Dalam akun resmi Facebooknya, Tere Liye mengungkapkan, penulis buku di negeri ini merupakan kumpulan orang-orang yang paling dermawan kepada pemerintah. Sebab, meski rumahnya paling kecil, mobilnya sederhana, ternyata mereka membayar pajak lebih tinggi dari profesi lain yang secara karier lebih pasti.

“Saya sudah setahun terakhir menyurati banyak lembaga resmi pemerintah, termasuk Dirjen Pajak, Bekraf, meminta pertemuan, diskusi. Mengingat ini adalah nasib seluruh penulis di Indonesia. Literasi adalah hal penting dalam peradaban. Apa hasilnya? Kosong saja. Bahkan, surat-surat itu tiada yang membalas, dibiarkan begitu saja nampaknya.

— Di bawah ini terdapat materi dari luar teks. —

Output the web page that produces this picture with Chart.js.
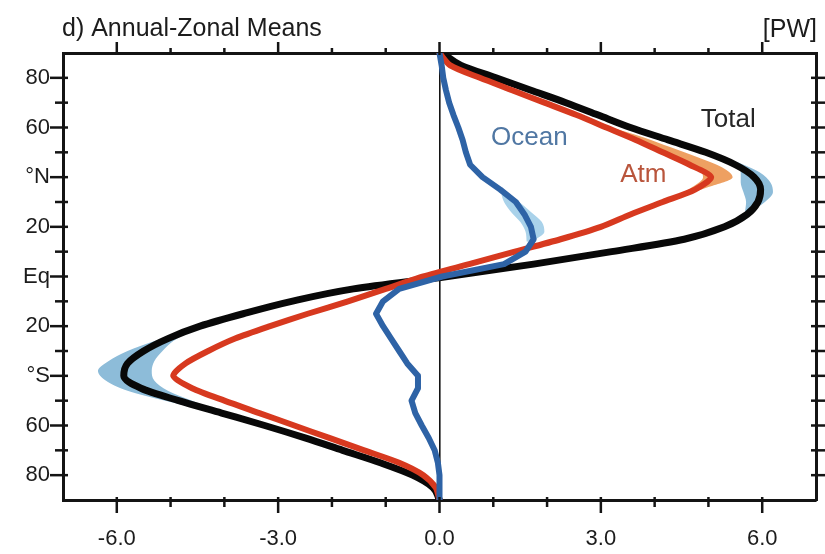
<!DOCTYPE html>
<html>
<head>
<meta charset="utf-8">
<title>Annual-Zonal Means</title>
<script src="https://cdn.jsdelivr.net/npm/chart.js@4.4.1/dist/chart.umd.min.js"></script>
<style>
  html, body { margin: 0; padding: 0; background: #fff; }
  #wrap { width: 825px; height: 554px; }
  canvas { display: block; }
</style>
</head>
<body>
<div id="wrap"><canvas id="chart" width="825" height="554"></canvas></div>
<script>
// Northward energy transport [PW] against latitude (90N at top, 90S at bottom)
const latitudes = [90, 85, 80, 75, 70, 65, 60, 55, 50, 45, 40, 35, 30, 25, 20, 15, 10, 5, 0,
  -5, -10, -15, -20, -25, -30, -35, -40, -45, -50, -55, -60, -65, -70, -75, -80, -85, -90];

const totalTransport = [0.05, 0.4, 1.05, 1.7, 2.35, 2.95, 3.55, 4.25, 4.95, 5.5, 5.85, 5.97, 5.92, 5.72, 5.3, 4.55, 3.2, 1.75, 0.15,
  -1.6, -2.75, -3.65, -4.45, -5.05, -5.5, -5.8, -5.87, -5.55, -4.85, -4.05, -3.25, -2.5, -1.8, -1.1, -0.5, -0.12, 0];

const atmTransport = [0, 0.2, 0.75, 1.35, 1.95, 2.55, 3.1, 3.65, 4.15, 4.65, 5.05, 4.75, 4.15, 3.55, 3.0, 2.25, 1.4, 0.55, -0.3,
  -1.0, -1.7, -2.45, -3.15, -3.8, -4.3, -4.72, -4.95, -4.6, -4.0, -3.35, -2.7, -2.05, -1.4, -0.75, -0.3, -0.07, 0];

const oceanTransport = [0, 0.04, 0.07, 0.12, 0.18, 0.26, 0.35, 0.43, 0.49, 0.57, 0.8, 1.13, 1.42, 1.58, 1.7, 1.75, 1.6, 1.2, 0.05,
  -0.75, -1.05, -1.18, -1.05, -0.9, -0.75, -0.6, -0.4, -0.4, -0.52, -0.45, -0.33, -0.2, -0.09, -0.03, 0, 0, 0];

// Uncertainty ranges around the transport peaks
const totalRangeNorthLat  = [26, 30, 34, 38, 42, 46];
const totalRangeNorthHigh = [5.78, 6.05, 6.2, 6.15, 5.95, 5.55];
const totalRangeNorthLow  = [5.68, 5.7, 5.65, 5.6, 5.6, 5.45];

const totalRangeSouthLat  = [-22, -26, -30, -34, -38, -42, -46, -50, -54];
const totalRangeSouthHigh = [-4.65, -4.95, -5.15, -5.3, -5.35, -5.3, -5.05, -4.6, -4.1];
const totalRangeSouthLow  = [-4.75, -5.3, -5.8, -6.15, -6.35, -6.2, -5.8, -5.1, -4.3];

const atmRangeLat  = [32, 36, 40, 44, 48, 52, 56, 60];
const atmRangeHigh = [4.45, 5.0, 5.45, 5.25, 4.8, 4.3, 3.8, 3.2];
const atmRangeLow  = [4.4, 4.7, 4.9, 4.8, 4.45, 4.0, 3.6, 3.1];

const oceanRangeLat  = [14, 18, 22, 26, 30, 33];
const oceanRangeHigh = [1.72, 1.95, 1.9, 1.7, 1.48, 1.28];
const oceanRangeLow  = [1.62, 1.6, 1.5, 1.33, 1.2, 1.15];

// Axis tick labels
const pwTickValues  = [-6, -3, 0, 3, 6];
const pwTickLabels  = ['-6.0', '-3.0', '0.0', '3.0', '6.0'];
const latTickValues = [80, 60, 40, 20, 0, -20, -40, -60, -80];
const latTickLabels = ['80', '60', '°N', '20', 'Eq', '20', '°S', '60', '80'];

const chartTitle = 'd) Annual-Zonal Means';
const unitLabel = '[PW]';

// Curve name annotations, anchored in data units
const curveNotes = [
  { text: 'Ocean', pw: 1.67, lat: 55.8, color: '#5077a3' },
  { text: 'Atm',   pw: 3.79, lat: 40.9, color: '#b9553c' },
  { text: 'Total', pw: 5.37, lat: 63.0, color: '#262626' }
];

const FONT = "'Liberation Sans', Arial, Helvetica, sans-serif";
const INK = '#141414';

function toPoints(lats, values) {
  return lats.map((lat, i) => ({ x: values[i], y: lat }));
}

function rangeBand(lats, high, low, color) {
  return [
    { data: toPoints(lats, high), borderColor: 'rgba(0,0,0,0)', borderWidth: 0, fill: false,
      cubicInterpolationMode: 'monotone', order: 10 },
    { data: toPoints(lats, low), borderColor: 'rgba(0,0,0,0)', borderWidth: 0, fill: '-1',
      backgroundColor: color, cubicInterpolationMode: 'monotone', order: 10 }
  ];
}

// Frame ticks on all four sides plus the title and curve names
const frameDecor = {
  id: 'frameDecor',
  afterDraw(chart) {
    const { ctx, chartArea: a, scales } = chart;
    const seg = (x1, y1, x2, y2) => { ctx.beginPath(); ctx.moveTo(x1, y1); ctx.lineTo(x2, y2); ctx.stroke(); };
    ctx.save();
    ctx.strokeStyle = INK;
    ctx.lineWidth = 2.5;
    ctx.lineCap = 'butt';
    scales.y.ticks.forEach(t => {
      if (Math.abs(t.value) >= 90) return;
      const py = scales.y.getPixelForValue(t.value);
      const major = latTickValues.includes(t.value);
      seg(a.left - (major ? 13 : 8), py, a.left + 5, py);
      seg(a.right - 5, py, a.right + 9, py);
    });
    scales.x.ticks.forEach(t => {
      if (Math.abs(t.value) >= 7) return;
      const px = scales.x.getPixelForValue(t.value);
      const major = pwTickValues.includes(t.value);
      seg(px, a.bottom - 3, px, a.bottom + (major ? 13 : 7));
      seg(px, a.top + 2, px, a.top - (major ? 11 : 5));
    });

    ctx.fillStyle = '#1c1c1c';
    ctx.font = '25px ' + FONT;
    ctx.textBaseline = 'alphabetic';
    ctx.textAlign = 'left';
    ctx.fillText(chartTitle, a.left - 1, a.top - 17);
    ctx.textAlign = 'right';
    ctx.fillText(unitLabel, a.right + 1, a.top - 16);

    ctx.font = '26px ' + FONT;
    ctx.textAlign = 'center';
    ctx.textBaseline = 'middle';
    curveNotes.forEach(n => {
      ctx.fillStyle = n.color;
      ctx.fillText(n.text, scales.x.getPixelForValue(n.pw), scales.y.getPixelForValue(n.lat));
    });
    ctx.restore();
  }
};

const tickFont = { family: FONT, size: 22 };

new Chart(document.getElementById('chart'), {
  type: 'line',
  data: {
    datasets: [
      { label: 'Ocean', data: toPoints(latitudes, oceanTransport), borderColor: '#2e63a6', borderWidth: 6,
        tension: 0, fill: false, order: 1 },
      { label: 'Atm', data: toPoints(latitudes, atmTransport), borderColor: '#d7391f', borderWidth: 6,
        tension: 0.25, fill: false, order: 2 },
      { label: 'Total', data: toPoints(latitudes, totalTransport), borderColor: '#080808', borderWidth: 7,
        cubicInterpolationMode: 'monotone', fill: false, order: 3 },
      ...rangeBand(totalRangeNorthLat, totalRangeNorthHigh, totalRangeNorthLow, '#8dbcd9'),
      ...rangeBand(totalRangeSouthLat, totalRangeSouthHigh, totalRangeSouthLow, '#8dbcd9'),
      ...rangeBand(atmRangeLat, atmRangeHigh, atmRangeLow, '#eea062'),
      ...rangeBand(oceanRangeLat, oceanRangeHigh, oceanRangeLow, '#a9d2ea')
    ]
  },
  options: {
    responsive: false,
    animation: false,
    devicePixelRatio: 1,
    indexAxis: 'y',
    layout: { padding: 0 },
    elements: {
      point: { radius: 0, hoverRadius: 0 },
      line: { borderCapStyle: 'round', borderJoinStyle: 'round' }
    },
    plugins: { legend: { display: false }, tooltip: { enabled: false }, title: { display: false } },
    scales: {
      x: {
        type: 'linear', position: 'bottom', min: -7, max: 7,
        afterFit: s => { s.height = 54; s.paddingLeft = 0; s.paddingRight = 0; },
        ticks: {
          stepSize: 1, autoSkip: false, maxRotation: 0, padding: 26, color: '#1c1c1c', font: tickFont,
          callback: v => { const i = pwTickValues.indexOf(v); return i >= 0 ? pwTickLabels[i] : ''; }
        },
        grid: {
          drawTicks: false, drawOnChartArea: true, lineWidth: 1.6,
          color: c => (c.tick && c.tick.value === 0) ? INK : 'rgba(0,0,0,0)'
        },
        border: { display: true, color: INK, width: 3 }
      },
      x2: {
        type: 'linear', position: 'top', min: -7, max: 7,
        afterFit: s => { s.height = 53; s.paddingLeft = 0; s.paddingRight = 0; },
        ticks: { display: false },
        grid: { display: false, drawTicks: false },
        border: { display: true, color: INK, width: 3 }
      },
      y: {
        type: 'linear', position: 'left', min: -90, max: 90,
        afterFit: s => { s.width = 63; s.paddingTop = 0; s.paddingBottom = 0; },
        ticks: {
          stepSize: 10, autoSkip: false, padding: 13, color: '#1c1c1c', font: tickFont,
          callback: v => { const i = latTickValues.indexOf(v); return i >= 0 ? latTickLabels[i] : ''; }
        },
        grid: { display: false, drawTicks: false },
        border: { display: true, color: INK, width: 3 }
      },
      y2: {
        type: 'linear', position: 'right', min: -90, max: 90,
        afterFit: s => { s.width = 9; s.paddingTop = 0; s.paddingBottom = 0; },
        ticks: { display: false },
        grid: { display: false, drawTicks: false },
        border: { display: true, color: INK, width: 3 }
      }
    }
  },
  plugins: [frameDecor]
});
</script>
</body>
</html>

Atas progres yang sangat lambat tersebut, dan tiadanya kepedulian orang-orang di atas sana, maka saya Tere Liye, memutuskan menghentikan menerbitkan buku di penerbit-penerbit, Gramedia Pustaka Utama dan Penerbit Republika, per 31 Juli 2017 lalu,” tulis Tere Liye di akun Facebooknya.

Terkait dengan profesi penulis yang seolah dipandang sebelah mata di negeri ini, Maman S Mahayana, kritikus sastra yang juga guru besar sastra Universitas Indonesia kepada Liputan6.com mengatakan, kerja literasi belum mendapat kedudukan yang penting di negeri ini. Seolah-olah mereka, para sastrawan dan penulis, tidak memberikan kontribusi apa pun dalam kehidupan ini.

“Selama negeri ini berdiri, tidak pernah pemerintah memberi penghargaan yang berupa materi yang besar dibandingkan penghargaan kepada atlet atau selebritas, misalnya,” ungkap Maman. Padahal, di mata Maman, peranan seniman dan penulis umumnya tidak kalah penting dibandingkan dengan profesi lain di negeri ini.

“Jika kita kembali ke sejarah pembentukan Indonesia sebagai negara kesatuan, sastrawanlah yang mula-mula merumuskannya, sebagaimana tercantum dalam teks Sumpah Pemuda. Bukankah teks Sumpah Pemuda itu mengisyaratkan Indonesia yang dibayangkan, yaitu bangsa yang beraneka ragam. Bangsa yang mendiami wilayah tertentu, dan bangsa yang mempunyai bahasa persatuan antarwarganya yang multietnik. Yang merumuskan teks Sumpah Pemuda itu tidak lain adalah sastrawan, yaitu Muhammad Yamin,” ungkap Maman.